■ **What is needed**: Without the pictures, output the lines of the material from the very first through the one that holds "import * as d3 from 'd3'".

■ **Data provided**:
# # # # # # #

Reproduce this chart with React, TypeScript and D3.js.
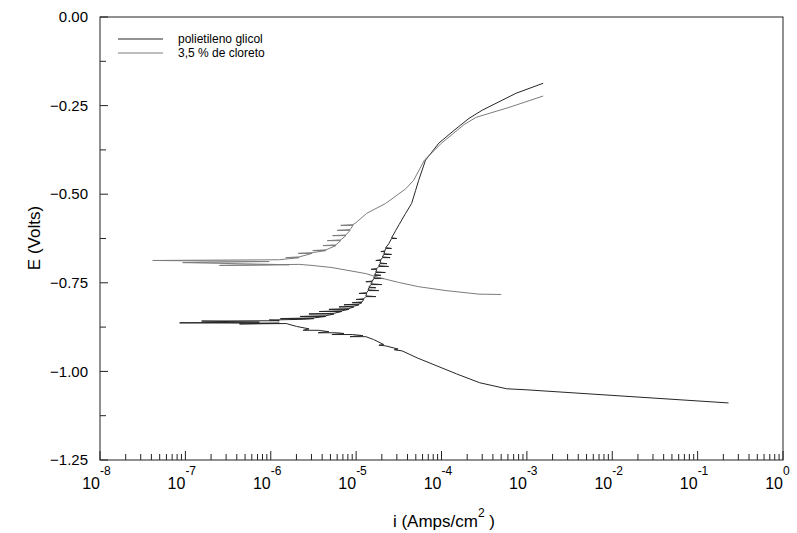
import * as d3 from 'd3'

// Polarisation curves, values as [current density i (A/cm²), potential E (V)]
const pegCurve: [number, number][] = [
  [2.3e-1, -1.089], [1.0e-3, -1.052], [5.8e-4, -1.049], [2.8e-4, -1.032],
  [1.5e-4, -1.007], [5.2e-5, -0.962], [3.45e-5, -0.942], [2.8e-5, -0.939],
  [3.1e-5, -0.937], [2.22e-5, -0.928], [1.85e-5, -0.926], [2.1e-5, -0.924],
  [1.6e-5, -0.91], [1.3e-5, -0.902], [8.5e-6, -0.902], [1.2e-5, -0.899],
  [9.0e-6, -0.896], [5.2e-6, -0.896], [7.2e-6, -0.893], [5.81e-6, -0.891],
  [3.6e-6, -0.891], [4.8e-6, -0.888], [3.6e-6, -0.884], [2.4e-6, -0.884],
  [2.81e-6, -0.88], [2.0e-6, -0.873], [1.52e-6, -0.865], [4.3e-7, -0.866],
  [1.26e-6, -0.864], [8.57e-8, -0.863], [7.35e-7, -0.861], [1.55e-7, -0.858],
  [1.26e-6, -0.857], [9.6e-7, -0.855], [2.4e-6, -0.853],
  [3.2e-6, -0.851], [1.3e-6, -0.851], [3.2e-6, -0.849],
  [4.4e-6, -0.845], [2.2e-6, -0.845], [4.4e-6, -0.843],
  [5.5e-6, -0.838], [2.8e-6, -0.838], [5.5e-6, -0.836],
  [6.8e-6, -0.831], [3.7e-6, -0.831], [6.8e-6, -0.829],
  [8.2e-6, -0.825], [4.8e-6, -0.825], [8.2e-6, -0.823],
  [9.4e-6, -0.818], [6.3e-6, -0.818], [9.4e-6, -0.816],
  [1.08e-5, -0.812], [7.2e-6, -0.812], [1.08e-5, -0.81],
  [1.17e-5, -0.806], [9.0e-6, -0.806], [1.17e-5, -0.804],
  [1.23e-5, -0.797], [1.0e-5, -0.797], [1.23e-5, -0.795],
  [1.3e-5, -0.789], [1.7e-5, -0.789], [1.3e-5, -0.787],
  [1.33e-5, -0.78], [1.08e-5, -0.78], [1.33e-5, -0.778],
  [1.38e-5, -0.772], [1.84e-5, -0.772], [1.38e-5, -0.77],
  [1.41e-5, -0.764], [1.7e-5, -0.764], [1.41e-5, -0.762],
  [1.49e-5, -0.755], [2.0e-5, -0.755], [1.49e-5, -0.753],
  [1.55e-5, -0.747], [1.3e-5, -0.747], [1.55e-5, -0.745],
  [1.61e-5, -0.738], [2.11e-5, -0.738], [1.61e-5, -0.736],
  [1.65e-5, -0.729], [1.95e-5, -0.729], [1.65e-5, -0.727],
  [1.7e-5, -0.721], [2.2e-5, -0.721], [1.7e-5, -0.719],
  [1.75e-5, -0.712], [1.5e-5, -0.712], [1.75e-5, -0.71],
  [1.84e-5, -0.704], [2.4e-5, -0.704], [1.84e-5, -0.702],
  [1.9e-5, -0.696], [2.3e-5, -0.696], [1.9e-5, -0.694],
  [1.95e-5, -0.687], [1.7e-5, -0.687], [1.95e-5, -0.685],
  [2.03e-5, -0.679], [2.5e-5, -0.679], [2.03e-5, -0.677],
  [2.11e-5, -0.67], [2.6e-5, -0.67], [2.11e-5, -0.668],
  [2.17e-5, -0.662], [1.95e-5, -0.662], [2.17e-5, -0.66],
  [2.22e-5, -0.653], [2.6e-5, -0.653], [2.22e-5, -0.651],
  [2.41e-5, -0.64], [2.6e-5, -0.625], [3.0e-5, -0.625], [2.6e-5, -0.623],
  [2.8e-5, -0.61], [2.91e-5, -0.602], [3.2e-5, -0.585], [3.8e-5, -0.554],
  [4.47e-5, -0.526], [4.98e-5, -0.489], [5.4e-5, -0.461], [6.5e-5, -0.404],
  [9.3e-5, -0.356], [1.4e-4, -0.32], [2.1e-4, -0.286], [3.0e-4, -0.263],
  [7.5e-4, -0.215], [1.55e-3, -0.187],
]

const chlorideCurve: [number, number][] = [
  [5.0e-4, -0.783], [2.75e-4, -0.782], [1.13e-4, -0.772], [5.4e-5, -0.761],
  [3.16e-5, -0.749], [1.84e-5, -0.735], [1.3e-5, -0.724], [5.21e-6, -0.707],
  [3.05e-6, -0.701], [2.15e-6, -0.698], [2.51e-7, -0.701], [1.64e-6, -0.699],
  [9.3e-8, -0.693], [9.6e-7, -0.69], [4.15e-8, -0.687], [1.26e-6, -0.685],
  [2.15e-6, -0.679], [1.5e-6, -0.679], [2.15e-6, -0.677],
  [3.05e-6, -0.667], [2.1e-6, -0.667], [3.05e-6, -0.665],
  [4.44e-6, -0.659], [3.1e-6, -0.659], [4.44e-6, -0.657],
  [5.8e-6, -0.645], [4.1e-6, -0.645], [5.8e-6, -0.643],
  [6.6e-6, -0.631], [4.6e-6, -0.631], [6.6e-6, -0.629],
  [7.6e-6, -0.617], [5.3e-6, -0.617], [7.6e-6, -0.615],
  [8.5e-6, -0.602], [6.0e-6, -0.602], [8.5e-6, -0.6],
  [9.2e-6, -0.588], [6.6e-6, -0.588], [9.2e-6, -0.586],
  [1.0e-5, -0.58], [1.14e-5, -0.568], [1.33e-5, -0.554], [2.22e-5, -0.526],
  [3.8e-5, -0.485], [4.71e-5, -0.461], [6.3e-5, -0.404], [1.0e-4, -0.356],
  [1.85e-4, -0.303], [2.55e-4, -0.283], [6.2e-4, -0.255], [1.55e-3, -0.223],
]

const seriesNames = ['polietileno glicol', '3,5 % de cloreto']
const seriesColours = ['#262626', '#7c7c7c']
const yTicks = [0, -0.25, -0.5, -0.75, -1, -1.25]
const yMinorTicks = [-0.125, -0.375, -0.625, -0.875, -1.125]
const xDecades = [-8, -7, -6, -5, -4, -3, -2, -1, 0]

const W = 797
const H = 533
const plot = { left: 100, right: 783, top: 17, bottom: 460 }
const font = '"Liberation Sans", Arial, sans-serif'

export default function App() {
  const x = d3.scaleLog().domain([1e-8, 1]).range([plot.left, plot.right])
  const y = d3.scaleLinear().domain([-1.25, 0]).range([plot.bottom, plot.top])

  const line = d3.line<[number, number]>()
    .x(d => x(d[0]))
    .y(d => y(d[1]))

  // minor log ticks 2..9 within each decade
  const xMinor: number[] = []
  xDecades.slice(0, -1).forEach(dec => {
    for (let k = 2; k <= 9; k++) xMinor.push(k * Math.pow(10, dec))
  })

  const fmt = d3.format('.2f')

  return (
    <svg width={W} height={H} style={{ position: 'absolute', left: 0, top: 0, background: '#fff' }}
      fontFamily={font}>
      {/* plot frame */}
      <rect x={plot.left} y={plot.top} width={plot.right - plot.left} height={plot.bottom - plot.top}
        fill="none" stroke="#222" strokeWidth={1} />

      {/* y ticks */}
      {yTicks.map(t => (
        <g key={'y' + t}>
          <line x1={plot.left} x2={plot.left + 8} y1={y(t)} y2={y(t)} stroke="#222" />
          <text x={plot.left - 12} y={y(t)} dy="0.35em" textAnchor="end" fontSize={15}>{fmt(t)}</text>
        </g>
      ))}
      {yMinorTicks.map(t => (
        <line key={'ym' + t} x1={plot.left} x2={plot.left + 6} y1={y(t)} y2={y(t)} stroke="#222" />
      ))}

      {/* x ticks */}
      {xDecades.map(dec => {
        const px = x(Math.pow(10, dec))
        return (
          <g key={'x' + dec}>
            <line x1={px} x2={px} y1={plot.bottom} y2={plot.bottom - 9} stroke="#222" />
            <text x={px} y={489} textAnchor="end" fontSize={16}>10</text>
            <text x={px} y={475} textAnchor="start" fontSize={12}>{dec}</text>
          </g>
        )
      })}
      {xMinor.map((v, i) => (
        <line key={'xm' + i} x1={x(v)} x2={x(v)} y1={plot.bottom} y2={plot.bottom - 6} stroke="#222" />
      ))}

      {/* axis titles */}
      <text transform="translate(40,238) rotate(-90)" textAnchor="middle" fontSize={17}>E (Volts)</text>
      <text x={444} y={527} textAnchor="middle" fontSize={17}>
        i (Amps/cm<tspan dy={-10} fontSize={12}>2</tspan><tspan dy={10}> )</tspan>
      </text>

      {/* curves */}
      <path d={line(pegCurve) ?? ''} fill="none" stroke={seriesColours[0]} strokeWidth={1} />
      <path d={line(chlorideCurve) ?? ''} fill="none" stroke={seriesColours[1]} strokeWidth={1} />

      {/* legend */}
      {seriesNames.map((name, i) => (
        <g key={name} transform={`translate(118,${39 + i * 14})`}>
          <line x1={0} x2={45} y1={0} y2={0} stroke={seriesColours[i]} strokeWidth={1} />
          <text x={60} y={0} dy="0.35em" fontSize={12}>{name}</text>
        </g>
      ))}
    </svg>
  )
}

# # # # # # #

■ **Correct output**:
Reproduce this chart with React, TypeScript and D3.js.
import * as d3 from 'd3'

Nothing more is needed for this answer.